Monday, April 26, 2010

Entrepreneurs, Bankers & Policies

If pandering to foreign investors is not the best path to high income in an economy, then it is necessary to woo local investors. Who are they?

Local savers and investors are the true patriots of the nation, for they are the people who sink their toes into the soil, dig deep and are willing to do and die on this soil. They are the true sons and daughters of the soil, for they make this land a place where they will live and die.

The true patriots are those who work very hard, despite even extremely conditions, following the basic rule of economic survival of not consuming at one go all that one has at the moment. With the little that they have saved, they hope to graduate from the drudgery of earning wages based on their subservience to become masters of their own little capital, from which they hope to earn a multiple from.
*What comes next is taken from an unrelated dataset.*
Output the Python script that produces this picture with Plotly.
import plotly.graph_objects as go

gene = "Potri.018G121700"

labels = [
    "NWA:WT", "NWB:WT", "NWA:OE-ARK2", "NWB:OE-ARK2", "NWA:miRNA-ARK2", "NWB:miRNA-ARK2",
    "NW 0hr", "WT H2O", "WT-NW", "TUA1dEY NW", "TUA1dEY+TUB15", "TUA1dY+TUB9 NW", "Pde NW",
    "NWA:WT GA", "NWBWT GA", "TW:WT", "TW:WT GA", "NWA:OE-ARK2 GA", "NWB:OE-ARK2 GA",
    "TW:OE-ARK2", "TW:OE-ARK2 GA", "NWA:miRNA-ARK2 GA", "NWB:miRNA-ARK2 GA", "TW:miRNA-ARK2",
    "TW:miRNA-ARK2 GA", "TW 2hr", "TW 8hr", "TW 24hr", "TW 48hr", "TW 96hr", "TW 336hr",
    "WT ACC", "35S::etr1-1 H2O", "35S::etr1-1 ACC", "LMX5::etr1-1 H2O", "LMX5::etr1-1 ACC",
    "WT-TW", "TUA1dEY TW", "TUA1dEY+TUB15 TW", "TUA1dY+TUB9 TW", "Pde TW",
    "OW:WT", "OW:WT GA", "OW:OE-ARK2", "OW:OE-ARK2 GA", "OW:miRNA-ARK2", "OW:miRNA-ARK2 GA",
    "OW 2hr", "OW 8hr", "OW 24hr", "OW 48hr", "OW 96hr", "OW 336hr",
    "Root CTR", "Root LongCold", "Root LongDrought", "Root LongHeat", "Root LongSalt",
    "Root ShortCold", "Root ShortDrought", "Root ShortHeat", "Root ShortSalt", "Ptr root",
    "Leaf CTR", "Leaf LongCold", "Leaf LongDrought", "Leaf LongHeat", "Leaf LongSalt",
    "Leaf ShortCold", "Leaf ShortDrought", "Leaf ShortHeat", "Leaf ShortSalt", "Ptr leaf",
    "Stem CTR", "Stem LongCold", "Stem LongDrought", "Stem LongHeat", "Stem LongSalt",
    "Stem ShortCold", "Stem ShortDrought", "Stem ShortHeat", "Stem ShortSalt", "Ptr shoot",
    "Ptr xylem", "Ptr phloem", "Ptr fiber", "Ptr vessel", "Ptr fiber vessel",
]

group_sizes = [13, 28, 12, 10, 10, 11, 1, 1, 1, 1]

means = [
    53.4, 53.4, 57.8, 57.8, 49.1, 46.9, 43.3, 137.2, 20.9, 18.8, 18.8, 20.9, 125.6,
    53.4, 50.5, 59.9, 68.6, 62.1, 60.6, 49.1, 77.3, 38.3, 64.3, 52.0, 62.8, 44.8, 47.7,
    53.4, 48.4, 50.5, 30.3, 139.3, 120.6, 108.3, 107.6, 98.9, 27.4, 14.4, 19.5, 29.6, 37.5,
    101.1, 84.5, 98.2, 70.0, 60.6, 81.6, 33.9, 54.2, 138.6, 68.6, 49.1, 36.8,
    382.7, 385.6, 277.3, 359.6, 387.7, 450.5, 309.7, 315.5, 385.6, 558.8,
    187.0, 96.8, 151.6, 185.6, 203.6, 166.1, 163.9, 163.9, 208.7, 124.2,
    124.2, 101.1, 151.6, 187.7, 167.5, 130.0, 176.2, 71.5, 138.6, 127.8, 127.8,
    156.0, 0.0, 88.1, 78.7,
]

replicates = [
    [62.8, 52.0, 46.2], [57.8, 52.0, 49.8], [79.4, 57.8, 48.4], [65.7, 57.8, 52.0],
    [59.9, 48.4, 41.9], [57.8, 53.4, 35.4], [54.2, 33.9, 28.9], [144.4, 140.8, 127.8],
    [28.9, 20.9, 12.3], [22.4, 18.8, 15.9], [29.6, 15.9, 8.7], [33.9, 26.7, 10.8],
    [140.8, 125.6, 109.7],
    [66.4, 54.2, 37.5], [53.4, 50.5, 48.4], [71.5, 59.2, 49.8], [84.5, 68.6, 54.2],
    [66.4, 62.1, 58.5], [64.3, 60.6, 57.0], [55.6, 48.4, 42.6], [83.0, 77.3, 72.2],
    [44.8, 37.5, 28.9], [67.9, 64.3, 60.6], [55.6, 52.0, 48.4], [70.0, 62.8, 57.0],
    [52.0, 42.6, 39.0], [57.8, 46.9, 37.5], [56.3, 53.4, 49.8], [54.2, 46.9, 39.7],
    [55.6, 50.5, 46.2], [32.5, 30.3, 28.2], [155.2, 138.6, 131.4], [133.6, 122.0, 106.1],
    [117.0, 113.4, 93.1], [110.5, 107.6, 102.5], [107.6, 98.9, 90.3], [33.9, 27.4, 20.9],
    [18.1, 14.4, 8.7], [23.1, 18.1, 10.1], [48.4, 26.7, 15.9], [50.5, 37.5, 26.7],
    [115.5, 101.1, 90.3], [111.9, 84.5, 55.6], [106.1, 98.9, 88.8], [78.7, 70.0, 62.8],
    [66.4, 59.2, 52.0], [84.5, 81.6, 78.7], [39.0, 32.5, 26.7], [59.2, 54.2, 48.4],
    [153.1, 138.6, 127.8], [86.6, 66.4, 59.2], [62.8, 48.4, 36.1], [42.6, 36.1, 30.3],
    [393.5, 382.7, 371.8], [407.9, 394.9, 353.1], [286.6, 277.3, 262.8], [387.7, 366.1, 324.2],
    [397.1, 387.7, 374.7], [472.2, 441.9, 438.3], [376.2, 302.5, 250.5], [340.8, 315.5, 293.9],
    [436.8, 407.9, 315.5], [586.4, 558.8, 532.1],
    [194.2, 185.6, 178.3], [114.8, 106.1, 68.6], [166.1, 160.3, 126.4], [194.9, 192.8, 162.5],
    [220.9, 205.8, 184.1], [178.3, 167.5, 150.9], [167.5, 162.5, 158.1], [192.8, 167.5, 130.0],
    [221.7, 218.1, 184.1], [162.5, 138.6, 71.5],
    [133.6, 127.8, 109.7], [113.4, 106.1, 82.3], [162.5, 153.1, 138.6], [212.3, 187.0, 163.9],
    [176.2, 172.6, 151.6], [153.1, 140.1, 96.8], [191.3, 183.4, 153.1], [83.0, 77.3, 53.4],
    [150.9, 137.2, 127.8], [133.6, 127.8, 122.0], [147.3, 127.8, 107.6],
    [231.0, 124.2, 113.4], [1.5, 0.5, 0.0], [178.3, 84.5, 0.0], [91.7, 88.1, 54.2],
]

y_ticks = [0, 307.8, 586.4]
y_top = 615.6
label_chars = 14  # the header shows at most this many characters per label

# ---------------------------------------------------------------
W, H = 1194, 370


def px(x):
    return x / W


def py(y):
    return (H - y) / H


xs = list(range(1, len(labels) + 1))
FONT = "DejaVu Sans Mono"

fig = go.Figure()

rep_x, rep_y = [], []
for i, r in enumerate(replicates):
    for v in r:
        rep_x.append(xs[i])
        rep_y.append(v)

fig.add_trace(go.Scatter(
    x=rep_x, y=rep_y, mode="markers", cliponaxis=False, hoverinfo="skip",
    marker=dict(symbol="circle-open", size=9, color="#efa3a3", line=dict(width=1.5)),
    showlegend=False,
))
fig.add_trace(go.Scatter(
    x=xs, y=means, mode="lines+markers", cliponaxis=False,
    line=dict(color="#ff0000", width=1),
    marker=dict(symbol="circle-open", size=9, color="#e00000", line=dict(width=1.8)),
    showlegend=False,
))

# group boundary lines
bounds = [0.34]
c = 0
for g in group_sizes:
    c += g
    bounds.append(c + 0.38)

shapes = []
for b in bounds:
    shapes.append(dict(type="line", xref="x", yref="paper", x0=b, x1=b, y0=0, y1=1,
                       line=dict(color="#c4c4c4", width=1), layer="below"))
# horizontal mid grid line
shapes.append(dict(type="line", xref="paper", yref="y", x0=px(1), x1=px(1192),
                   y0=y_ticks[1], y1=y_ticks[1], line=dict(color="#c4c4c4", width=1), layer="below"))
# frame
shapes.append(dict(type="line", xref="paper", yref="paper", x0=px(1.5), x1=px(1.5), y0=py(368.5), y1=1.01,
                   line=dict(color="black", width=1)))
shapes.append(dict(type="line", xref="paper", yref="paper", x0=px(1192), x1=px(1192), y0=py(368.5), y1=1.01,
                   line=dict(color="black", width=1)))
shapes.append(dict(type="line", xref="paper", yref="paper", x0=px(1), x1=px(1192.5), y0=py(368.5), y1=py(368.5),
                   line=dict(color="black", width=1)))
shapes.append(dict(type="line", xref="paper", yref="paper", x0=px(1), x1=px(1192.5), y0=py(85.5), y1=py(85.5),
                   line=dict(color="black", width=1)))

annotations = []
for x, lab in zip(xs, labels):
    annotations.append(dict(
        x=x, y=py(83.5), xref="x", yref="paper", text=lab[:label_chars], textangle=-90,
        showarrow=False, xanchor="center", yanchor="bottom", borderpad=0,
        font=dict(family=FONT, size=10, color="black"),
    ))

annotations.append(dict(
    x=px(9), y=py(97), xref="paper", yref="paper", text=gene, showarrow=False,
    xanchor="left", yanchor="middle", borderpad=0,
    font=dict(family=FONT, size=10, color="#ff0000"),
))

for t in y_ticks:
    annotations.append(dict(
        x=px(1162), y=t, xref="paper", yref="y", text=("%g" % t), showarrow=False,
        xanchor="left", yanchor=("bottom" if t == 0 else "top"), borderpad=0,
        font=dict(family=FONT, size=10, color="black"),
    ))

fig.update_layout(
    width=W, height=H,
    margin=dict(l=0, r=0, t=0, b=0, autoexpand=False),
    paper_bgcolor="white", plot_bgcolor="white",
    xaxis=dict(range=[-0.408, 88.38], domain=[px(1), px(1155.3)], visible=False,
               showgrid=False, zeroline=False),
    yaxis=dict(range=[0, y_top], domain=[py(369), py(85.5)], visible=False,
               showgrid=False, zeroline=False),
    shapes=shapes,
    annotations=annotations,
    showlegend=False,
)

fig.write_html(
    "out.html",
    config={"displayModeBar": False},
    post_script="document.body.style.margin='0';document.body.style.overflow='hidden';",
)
How fast that little capital spin and grow depends on their astuteness in knowing what the market needs, what the market is likely to need in the immediate future and in understanding the dynamics of the market supply and demand situation.
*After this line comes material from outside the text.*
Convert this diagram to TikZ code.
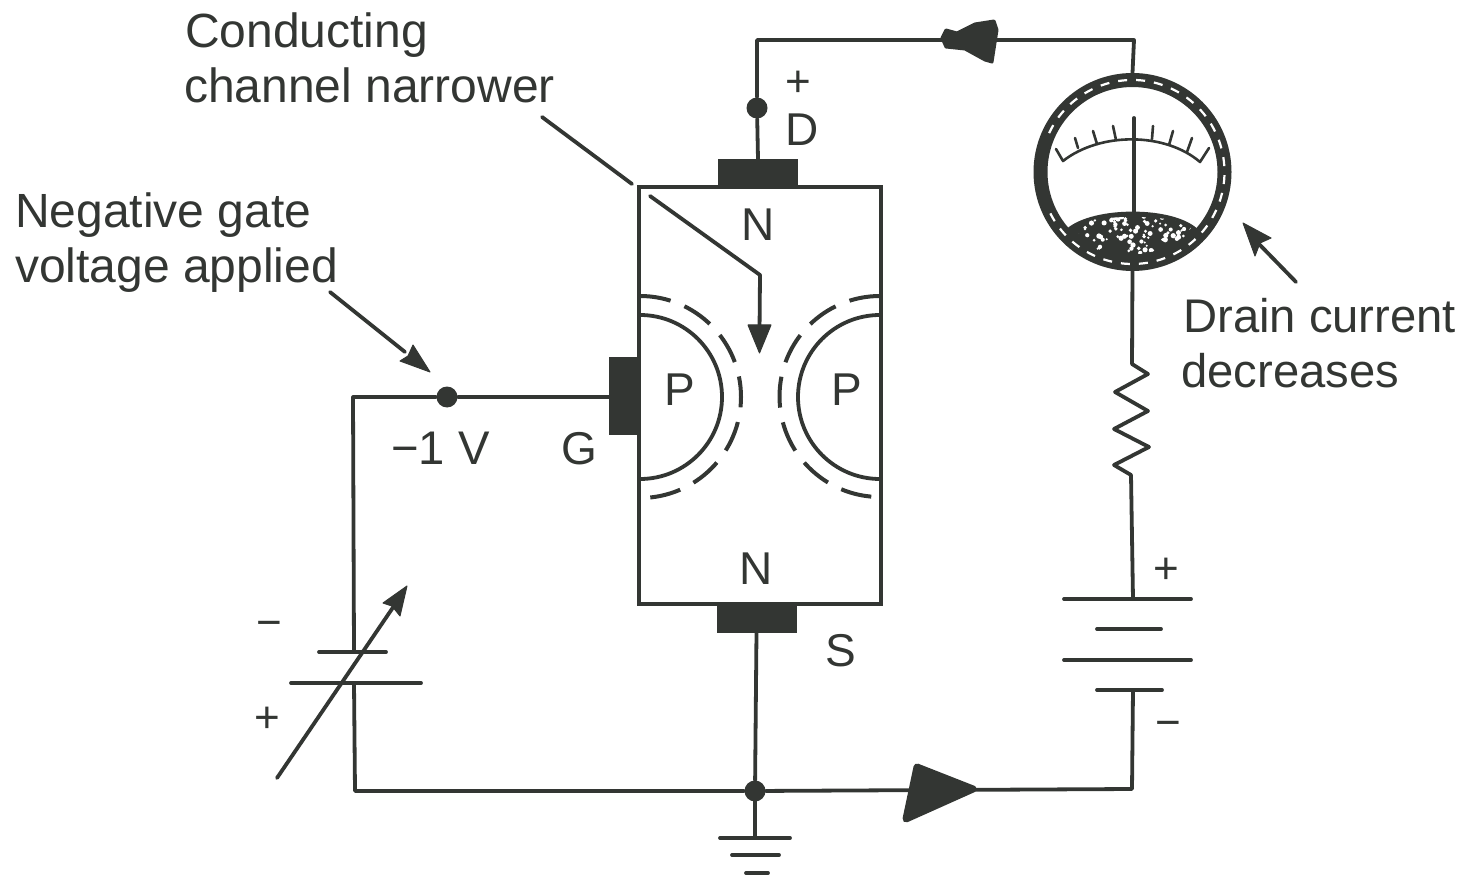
\documentclass[tikz,border=0pt]{standalone}
\usepackage{fontspec}
\setmainfont{Liberation Sans}
\usetikzlibrary{calc}
\definecolor{ink}{HTML}{333633}
\tikzset{
  wire/.style={draw=ink,line width=3.8pt,line join=round,line cap=round},
  thin wire/.style={draw=ink,line width=2.6pt,line join=round,line cap=round},
  contact/.style={rectangle,fill=ink,draw=ink,line width=0.5pt,inner sep=0pt},
  junction/.style={circle,fill=ink,inner sep=0pt,minimum size=21pt},
  label/.style={text=ink,font=\fontsize{48}{56}\selectfont,inner sep=0pt,anchor=base west},
  smalllabel/.style={text=ink,font=\fontsize{47.2}{56}\selectfont,inner sep=0pt,anchor=base west},
  letter/.style={text=ink,font=\fontsize{46}{54}\selectfont,inner sep=0pt,anchor=base},
  sign/.style={text=ink,font=\fontsize{44}{50}\selectfont,inner sep=0pt,anchor=center},
  plate/.style={wire},
  flowhead/.style={fill=ink,draw=ink,line width=7pt,line join=round},
  pointerhead/.style={fill=ink,draw=ink,line width=1pt,line join=round},
  dashring/.style={draw=ink,line width=4pt,dash pattern=on 31pt off 15pt},
}
\begin{document}
\begin{tikzpicture}[x=1pt,y=-1pt]
\useasboundingbox (0,0) rectangle (1465,877);

% transistor body
\node[draw=ink,line width=3.8pt,minimum width=242pt,minimum height=417pt,inner sep=0pt] (body) at (760,395.5) {};

% P regions
\draw[wire] (640,315) arc[start angle=90,end angle=-90,radius=82pt];
\draw[wire] (880,315) arc[start angle=90,end angle=270,radius=82pt];
\draw[dashring,dash phase=0pt] (640,296) arc[start angle=90,end angle=-90,radius=101pt];
\draw[dashring,dash phase=0pt] (880,296) arc[start angle=90,end angle=270,radius=100.5pt];

% contacts
\node[contact,minimum width=79pt,minimum height=28pt] (drainpad) at (758,173.5) {};
\node[contact,minimum width=79pt,minimum height=28pt] (sourcepad) at (756.5,618) {};
\node[contact,minimum width=31pt,minimum height=77pt] (gatepad) at (624.5,396) {};

% junctions and free ends
\node[junction,minimum size=21pt] (dj) at (757,108) {};
\node[junction,minimum size=21pt] (gj) at (447,397) {};
\node[junction,minimum size=21pt] (sj) at (755,791) {};
\coordinate (tl) at (757,40);
\coordinate (tr) at (1134,40);
\coordinate (gl) at (353,397);
\coordinate (bl) at (355,791);
\coordinate (br) at (1132,789);

% meter
\node[circle,draw=ink,line width=14pt,minimum size=184pt,inner sep=0pt,fill=white] (meter) at (1132.5,172) {};

% batteries
\coordinate (vplateA) at (354,652);
\coordinate (vplateB) at (354,683);
\coordinate (bplateA) at (1133,599);
\coordinate (bplateD) at (1133,690);

% wires
\draw[wire] (drainpad.north) -- (dj) -- (tl) -- (tr) -- (meter.north);
\draw[wire] (gatepad.west |- gj) -- (gj) -- (gl) -- (vplateA);
\draw[wire] (vplateB) -- (bl) -- (sj) -- (br) -- (bplateD);
\draw[wire] (sourcepad.south) -- (sj);
\coordinate (gnd1) at (755,838);
\draw[wire] (sj) -- (gnd1);
\draw[wire] (720,838) -- (790,838);
\draw[wire] (732,855) -- (779,855);
\draw[wire] (746,873) -- (768,873);

% resistor
\draw[wire] (meter.south) -- (1132,364) -- (1148,374) -- (1115,392) -- (1148,411) -- (1114,429) -- (1149,447) -- (1114,465) -- (1131,475) -- (bplateA);

% DC battery
\draw[plate] (1064,599) -- (1191,599);
\draw[plate] (1097,629) -- (1161,629);
\draw[plate] (1064,660) -- (1191,660);
\draw[plate] (1097,690) -- (1162,690);

% variable battery
\draw[plate] (319,652) -- (386,652);
\draw[plate] (291,683) -- (421,683);
\draw[wire] (277,778) -- (396,603);
\draw[pointerhead] (407,586) -- (400,616) -- (392,606) -- (383,603) -- cycle;

% flow arrowheads on wires
\draw[flowhead] (973,789) -- (917,767) -- (906,819) -- cycle;
\draw[fill=ink,draw=ink,line width=3pt,line join=round] (942,38) -- (946,30) -- (957,33) -- (975,24) -- (994,21) -- (997,30) -- (992,62) -- (985,60) -- (965,49) -- (946,47) -- cycle;

% meter dial
\draw[white,line width=2.2pt,dash pattern=on 9pt off 9pt] (1049.1,133.1) arc[start angle=155,end angle=-155,radius=92pt];
\path[fill=ink] (1196.9,228.4) .. controls (1172,206) and (1094,206) .. (1067.1,228.4) arc[start angle=-139,end angle=-41,radius=86pt] -- cycle;
\begin{scope}
\clip (1072,226) .. controls (1092,214) and (1172,214) .. (1192,226) -- (1180,246) -- (1140,254) -- (1095,250) -- cycle;
\pgfmathsetseed{4217}
\foreach \i in {1,...,90}{
  \pgfmathsetmacro{\px}{1072+120*rnd}
  \pgfmathsetmacro{\py}{214+40*rnd}
  \pgfmathsetmacro{\pr}{1.1+1.6*rnd}
  \fill[white] (\px,\py) circle[radius=\pr pt];
}
\end{scope}
\draw[thin wire] (1056,149) -- (1063,161) .. controls (1100,132) and (1165,132) .. (1200,162) -- (1209,148);
\foreach \a/\b/\c/\d in {1078/148/1075/138, 1097/144/1093/131, 1116/140/1113/126, 1152/139/1153/126, 1169/145/1173/131, 1187/152/1192/138}{
  \draw[thin wire] (\a,\b) -- (\c,\d);
}
\draw[wire] (1134,118) -- (1134,212);

% pointers
\coordinate (pA) at (542,117);
\coordinate (pB) at (632,184);
\coordinate (pC) at (650,196);
\coordinate (pD) at (760,275);
\coordinate (pE) at (759.5,332);
\draw[wire] (pA) -- (pB);
\draw[wire] (pC) -- (pD) -- (pE);
\draw[pointerhead] (759.5,353) -- (748,325) -- (771,325) -- cycle;

\coordinate (nA) at (330,292);
\coordinate (nB) at (405,352);
\draw[wire] (nA) -- (nB);
\draw[pointerhead] (430,372) -- (400,361) -- (408,356) -- (413,345) -- cycle;

\coordinate (dA) at (1296,282);
\coordinate (dB) at (1258,243);
\draw[wire] (dA) -- (dB);
\draw[pointerhead] (1243,223) -- (1271,238) -- (1260,243) -- (1255,256) -- cycle;

% labels
\node[label] (t1) at (185,48) {Conducting};
\node[label] (t2) at (184,103) {channel narrower};
\node[label] (t3) at (15,228) {Negative gate};
\node[label] (t4) at (15,283) {voltage applied};
\node[smalllabel] (t5) at (1183,333) {Drain current};
\node[smalllabel] (t6) at (1181,388) {decreases};
\node[smalllabel] (t7) at (391,464) {−1 V};
\node[letter] (nt) at (758,241) {N};
\node[letter] (nb) at (756,584) {N};
\node[letter] (p1) at (680,406) {P};
\node[letter] (p2) at (847,406) {P};
\node[letter] (ld) at (802,146) {D};
\node[letter] (ls) at (841,666) {S};
\node[letter] (lg) at (579,464) {G};
\node[sign] (s1) at (798,84) {+};
\node[sign] (s2) at (269,629) {−};
\node[sign] (s3) at (267,720) {+};
\node[sign] (s4) at (1166,571) {+};
\node[sign] (s5) at (1168,729) {−};
\end{tikzpicture}
\end{document}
Those who read the market properly succeed; and those who don't, fail.

Successes and failures are both part of the dynamics of a growing economy that yearns to earn high income.
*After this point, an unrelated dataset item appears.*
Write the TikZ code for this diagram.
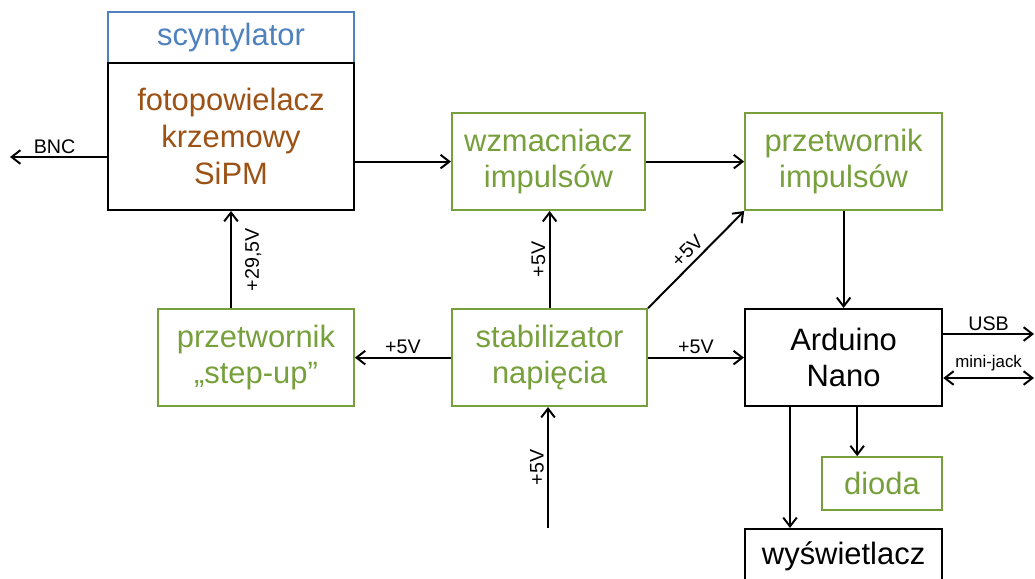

Protecting failures breeds insolence, while protecting successes breeds arrogance.

How the nation can break out of its little coconut shell depends on the courage of those with money to support those with foresights and ideas backed by technical skills.

In traditional societies without a modern banking system, the funding is undertaken by snake heads, gangsters and Ah Longs who go sideways into funding enterprises that cater to the base needs of unenlightened human beings like themselves.

In a modern society with a modern banking system, funding is controlled by bankers. In the not too distance past, bankers cultivated good relationships with their clients on a professional basis, qua bankers. Today, people who work in financial institutions are not real bankers for they merely handle money in the abstract sense, paying close to their gods of the stockmarket, and moving money in terms of the balance sheets and their income statements. They do not undertand the underlying dynamics of money and the economy, except in lending (a) where there is supposed to be no risk (ie real estate) or (b) where the rate of return is the high (ie financial products). The real business of producing goods and services to the neighbourhood has become too boring a lending proposition.

The tendency for bankers to mass process their loan applications is caused by the change in central banking thinking from keeping the creation of fiat money on an even keel to one where new money is used to cover up the failures of old money. That big money funds big multinationals should not be a surprising phenomenon, for the strategy is global economic domination. There is no wonder that bankers surrender their lending policies to the corporate strategies of the multinationals, and there is no wonder that the global economy today is dictation by foreign direct investments - as the rich of every emerging economy in Asia and Eastern Europe invest abroad in search of higher and higher returns.

This broad sweep of the global economic and financial landscapes shows the difficulty in formulating good local investment policies where emphasis is place on local personal knowledge and global market intelligence. Good policies must encourage the dissemination of accurate information and impartial news for local investors to make good decisions in an increasingly challenging world. All efforts must go out to lay an even ground for all economic players so that they can concentrate on winning the economic game at the global level. We have to begin to work together as a national team with the government laying down simple clear policies, the bankers keeping track of the economics with their customers, and the entrepreneurs sweating it out to pay the banks and feed their families.

Do the key players of the economy know what they are doing? Or are they merely repeating what's in the news?